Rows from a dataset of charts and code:

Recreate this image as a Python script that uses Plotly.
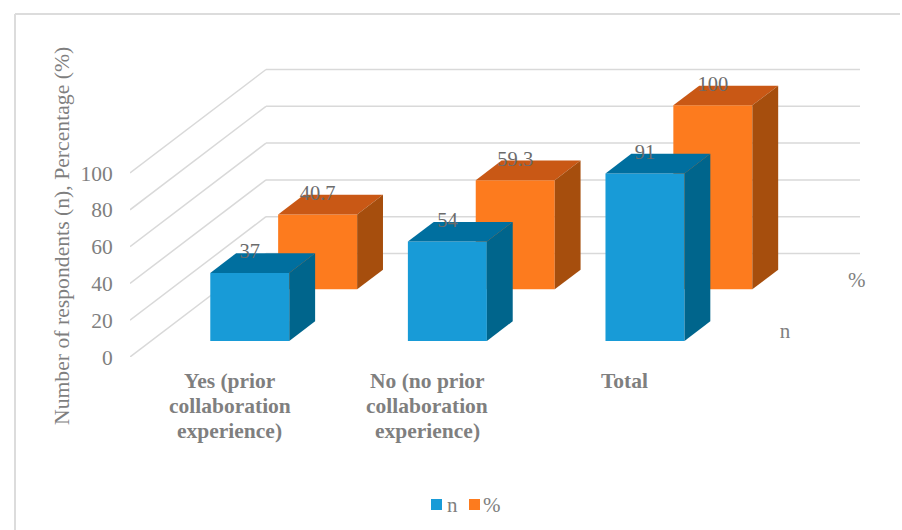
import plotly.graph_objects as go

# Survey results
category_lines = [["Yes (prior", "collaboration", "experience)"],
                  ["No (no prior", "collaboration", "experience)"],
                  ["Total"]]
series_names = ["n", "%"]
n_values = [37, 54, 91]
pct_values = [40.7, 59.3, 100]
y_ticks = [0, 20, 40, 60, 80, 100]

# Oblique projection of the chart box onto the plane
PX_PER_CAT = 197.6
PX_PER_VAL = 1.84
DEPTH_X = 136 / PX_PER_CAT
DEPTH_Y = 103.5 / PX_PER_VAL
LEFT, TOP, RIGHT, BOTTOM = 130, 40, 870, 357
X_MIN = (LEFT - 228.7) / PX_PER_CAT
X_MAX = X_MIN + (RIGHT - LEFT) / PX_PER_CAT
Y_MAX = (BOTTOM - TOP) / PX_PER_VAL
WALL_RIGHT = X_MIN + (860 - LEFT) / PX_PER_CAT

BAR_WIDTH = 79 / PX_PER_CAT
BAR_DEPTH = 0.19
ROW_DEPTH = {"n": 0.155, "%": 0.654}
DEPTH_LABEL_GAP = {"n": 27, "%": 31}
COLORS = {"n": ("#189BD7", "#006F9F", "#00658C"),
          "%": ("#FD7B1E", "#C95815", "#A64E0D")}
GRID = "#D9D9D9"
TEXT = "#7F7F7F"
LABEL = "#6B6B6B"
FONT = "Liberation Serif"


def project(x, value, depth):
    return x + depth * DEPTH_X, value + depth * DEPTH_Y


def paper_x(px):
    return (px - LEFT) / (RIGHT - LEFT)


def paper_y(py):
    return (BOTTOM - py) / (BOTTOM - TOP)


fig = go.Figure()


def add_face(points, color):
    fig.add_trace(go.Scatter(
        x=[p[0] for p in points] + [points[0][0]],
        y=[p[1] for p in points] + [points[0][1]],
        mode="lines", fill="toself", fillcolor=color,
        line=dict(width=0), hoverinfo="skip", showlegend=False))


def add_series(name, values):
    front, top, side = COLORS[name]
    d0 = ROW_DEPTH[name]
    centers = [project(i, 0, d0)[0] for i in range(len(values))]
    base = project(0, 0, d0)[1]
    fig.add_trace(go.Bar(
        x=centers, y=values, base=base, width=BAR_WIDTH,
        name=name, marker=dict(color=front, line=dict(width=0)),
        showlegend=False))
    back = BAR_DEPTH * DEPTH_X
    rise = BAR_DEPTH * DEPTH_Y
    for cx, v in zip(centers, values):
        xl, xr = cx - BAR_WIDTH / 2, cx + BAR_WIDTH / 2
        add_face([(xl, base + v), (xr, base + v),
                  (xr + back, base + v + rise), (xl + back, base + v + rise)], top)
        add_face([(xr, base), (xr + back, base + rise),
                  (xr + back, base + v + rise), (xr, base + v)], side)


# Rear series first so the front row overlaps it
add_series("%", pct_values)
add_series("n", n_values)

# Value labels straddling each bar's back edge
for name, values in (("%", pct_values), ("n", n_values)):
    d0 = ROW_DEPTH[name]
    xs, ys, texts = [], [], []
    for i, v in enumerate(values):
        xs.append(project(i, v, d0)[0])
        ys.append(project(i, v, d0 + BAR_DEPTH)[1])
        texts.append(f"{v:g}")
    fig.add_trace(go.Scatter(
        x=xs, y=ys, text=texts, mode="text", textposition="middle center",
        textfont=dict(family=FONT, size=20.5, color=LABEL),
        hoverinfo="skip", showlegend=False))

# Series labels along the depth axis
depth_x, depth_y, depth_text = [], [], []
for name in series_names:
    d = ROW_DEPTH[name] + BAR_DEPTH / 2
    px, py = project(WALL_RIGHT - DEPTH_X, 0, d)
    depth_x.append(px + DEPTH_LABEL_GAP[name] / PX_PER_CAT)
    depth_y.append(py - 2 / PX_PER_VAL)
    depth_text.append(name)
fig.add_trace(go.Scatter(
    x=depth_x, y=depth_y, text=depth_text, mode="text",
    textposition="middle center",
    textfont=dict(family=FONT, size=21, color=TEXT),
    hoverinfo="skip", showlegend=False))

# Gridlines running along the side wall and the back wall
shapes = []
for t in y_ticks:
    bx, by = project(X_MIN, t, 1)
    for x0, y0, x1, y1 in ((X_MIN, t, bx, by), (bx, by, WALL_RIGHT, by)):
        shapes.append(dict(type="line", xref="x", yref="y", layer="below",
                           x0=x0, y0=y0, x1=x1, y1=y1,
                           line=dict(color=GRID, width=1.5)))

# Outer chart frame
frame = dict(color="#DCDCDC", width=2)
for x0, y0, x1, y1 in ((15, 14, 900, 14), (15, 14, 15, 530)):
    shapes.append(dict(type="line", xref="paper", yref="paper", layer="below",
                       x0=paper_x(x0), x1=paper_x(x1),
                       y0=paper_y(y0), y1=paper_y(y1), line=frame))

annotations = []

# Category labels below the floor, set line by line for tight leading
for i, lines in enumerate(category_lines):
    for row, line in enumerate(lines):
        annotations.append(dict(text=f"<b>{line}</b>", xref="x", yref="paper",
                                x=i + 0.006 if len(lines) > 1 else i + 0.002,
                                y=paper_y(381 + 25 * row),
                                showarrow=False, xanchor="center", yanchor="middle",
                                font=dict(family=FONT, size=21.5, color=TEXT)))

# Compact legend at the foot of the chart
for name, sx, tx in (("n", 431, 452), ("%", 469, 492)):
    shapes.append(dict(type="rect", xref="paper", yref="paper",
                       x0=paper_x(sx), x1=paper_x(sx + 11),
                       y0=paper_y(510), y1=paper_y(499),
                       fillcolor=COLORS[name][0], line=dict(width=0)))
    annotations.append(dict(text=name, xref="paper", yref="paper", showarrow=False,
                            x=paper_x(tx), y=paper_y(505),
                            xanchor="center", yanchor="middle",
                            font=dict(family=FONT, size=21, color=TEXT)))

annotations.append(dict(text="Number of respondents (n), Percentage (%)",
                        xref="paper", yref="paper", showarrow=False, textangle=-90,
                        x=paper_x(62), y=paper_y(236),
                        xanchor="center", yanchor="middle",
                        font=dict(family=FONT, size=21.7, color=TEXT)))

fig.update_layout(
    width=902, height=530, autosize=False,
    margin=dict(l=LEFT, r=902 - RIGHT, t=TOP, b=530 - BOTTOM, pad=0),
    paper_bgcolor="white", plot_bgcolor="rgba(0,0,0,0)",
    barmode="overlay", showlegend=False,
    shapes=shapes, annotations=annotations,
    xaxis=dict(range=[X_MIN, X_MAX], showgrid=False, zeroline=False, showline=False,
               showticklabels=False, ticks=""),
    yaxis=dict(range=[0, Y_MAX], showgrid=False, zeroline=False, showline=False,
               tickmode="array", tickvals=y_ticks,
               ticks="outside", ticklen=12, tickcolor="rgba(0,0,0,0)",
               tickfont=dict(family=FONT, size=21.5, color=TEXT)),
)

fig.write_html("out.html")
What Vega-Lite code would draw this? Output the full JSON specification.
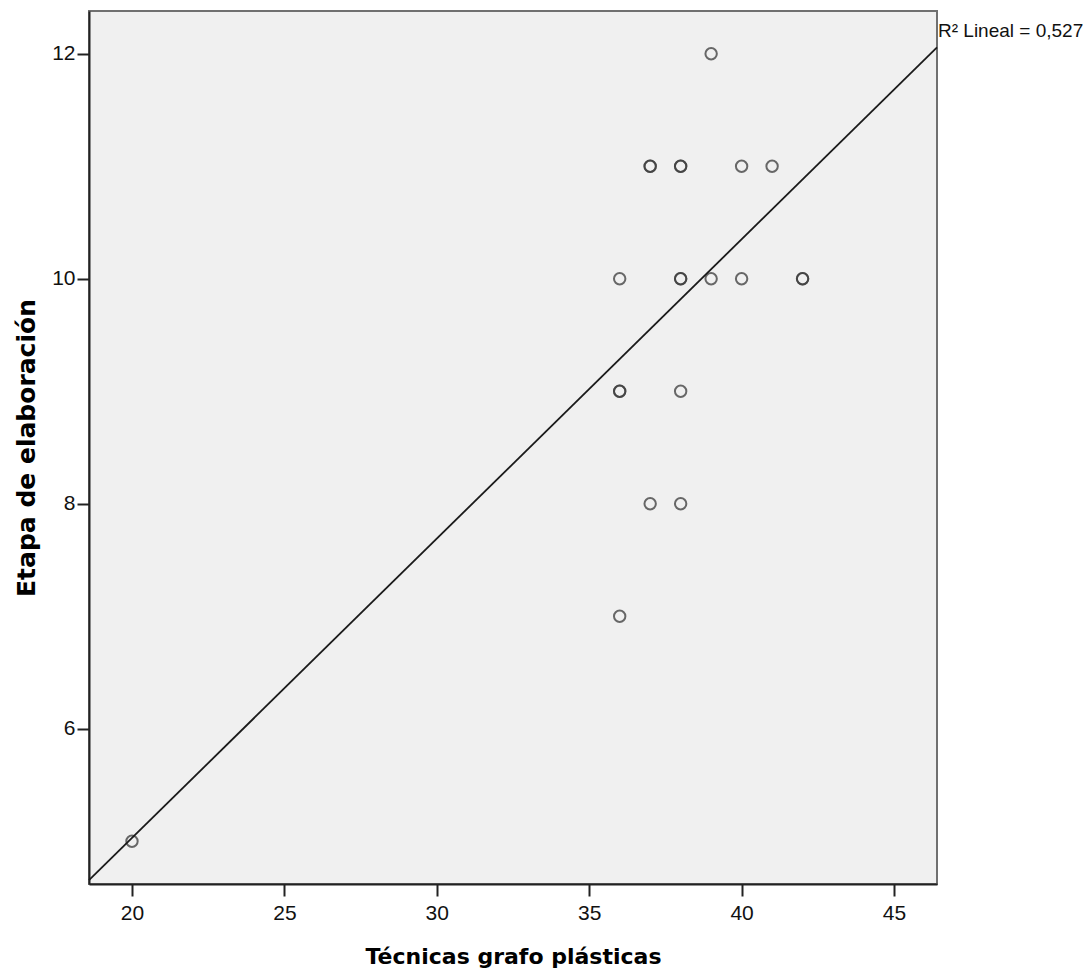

**EXERCISE**
Copy only the part of the records that runs from the first line to the line with "WALL_RIGHT = X_MIN", ends included, leaving pictures out.

**FULL RESPONSE**
Recreate this image as a Python script that uses Plotly.
import plotly.graph_objects as go

# Survey results
category_lines = [["Yes (prior", "collaboration", "experience)"],
                  ["No (no prior", "collaboration", "experience)"],
                  ["Total"]]
series_names = ["n", "%"]
n_values = [37, 54, 91]
pct_values = [40.7, 59.3, 100]
y_ticks = [0, 20, 40, 60, 80, 100]

# Oblique projection of the chart box onto the plane
PX_PER_CAT = 197.6
PX_PER_VAL = 1.84
DEPTH_X = 136 / PX_PER_CAT
DEPTH_Y = 103.5 / PX_PER_VAL
LEFT, TOP, RIGHT, BOTTOM = 130, 40, 870, 357
X_MIN = (LEFT - 228.7) / PX_PER_CAT
X_MAX = X_MIN + (RIGHT - LEFT) / PX_PER_CAT
Y_MAX = (BOTTOM - TOP) / PX_PER_VAL
WALL_RIGHT = X_MIN + (860 - LEFT) / PX_PER_CAT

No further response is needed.